The chief was instructed to aim higher, so he did.

Travener said...

The chief is the constellation Orion as imagined by the Sioux.

Sierra Godfrey said...

Nice, guys! I'm enjoying these.

I should have added in the post that some independent store owners are known to honor the free Tootsie Pop star thing (small business owners who understand the value of promotion and customer service). So all is not lost --although it kind of is, on the part of Tootsie Roll. Man, I'd love to get in their marketing department and make some changes.

Lt. Cccyxx said...

Once there was a young brave who went to seek wisdom from the Wise Old Owl. "How many licks does it take to get to the center of a Tootsie Pop?" he asked. (This happened long ago, before that question picked up any dirty connotations.) The Owl said he would answer the question, but he deceived the young brave, instead taking his Tootsie Pop and - after a few cursory licks - biting into it.

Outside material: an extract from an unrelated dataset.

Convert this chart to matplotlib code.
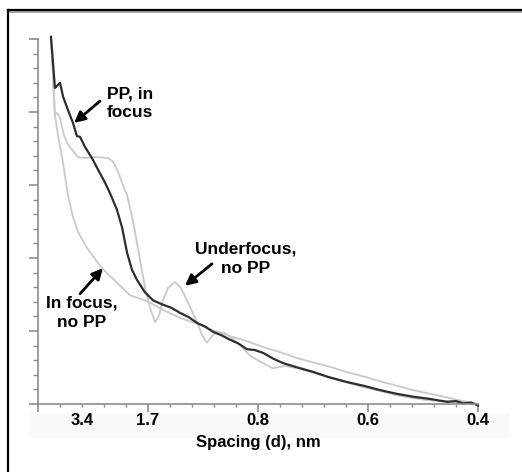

There wasn't much the pudgy young brave could do about it, but when he grew up and became the chief he routinely took out his residual frustration by going around at night and trying to kill owls with his bow and arrow. Unfortunately, all the sugar from the other Tootsie Pops he'd eaten made his vision terrible, and most of the time he wound up shooting arrows at the stars in the sky.

He never did figure out how many licks it takes to get to the center of a Tootsie Pop. Indeed, the world may never know.

KLM said...

I'd never heard of the Great Tootsie Pop Myth until now. Once again, Sierra, your blog is educational and informative and somewhat fattening. You know it's some poor intern's job to stuff all those letters into envelopes informing people they won't be getting their free lollipops, perhaps crushing their dreams in the process. (Those same interns probably go on to be literary agents, I think.)

I would enter your contest but the last freaking thing we need in this house at the moment is more candy.

Sierra Godfrey said...

Nice one, Lt.!

Kristen, I think you may have come up with the perfect tagline for my blog. "Sierra Godfrey - educational, informative, and somewhat fattening." nice!

Anne R. Allen said...

These stories are hilarious. I'd never heard the legend either. And you're so right. The urban legend was a gift to the Tootsie Roll people. All they had to do was honor the requests and they would have had a great advertising campaign.

Roni Loren said...

I've never heard this legend! Huh. ANd I agree, give the people their free tootsie pop. God knows the world could do without more form rejections.

Personally, I'm a Blow Pop girl anyway. Wait, that sounds kind of dirty, lol.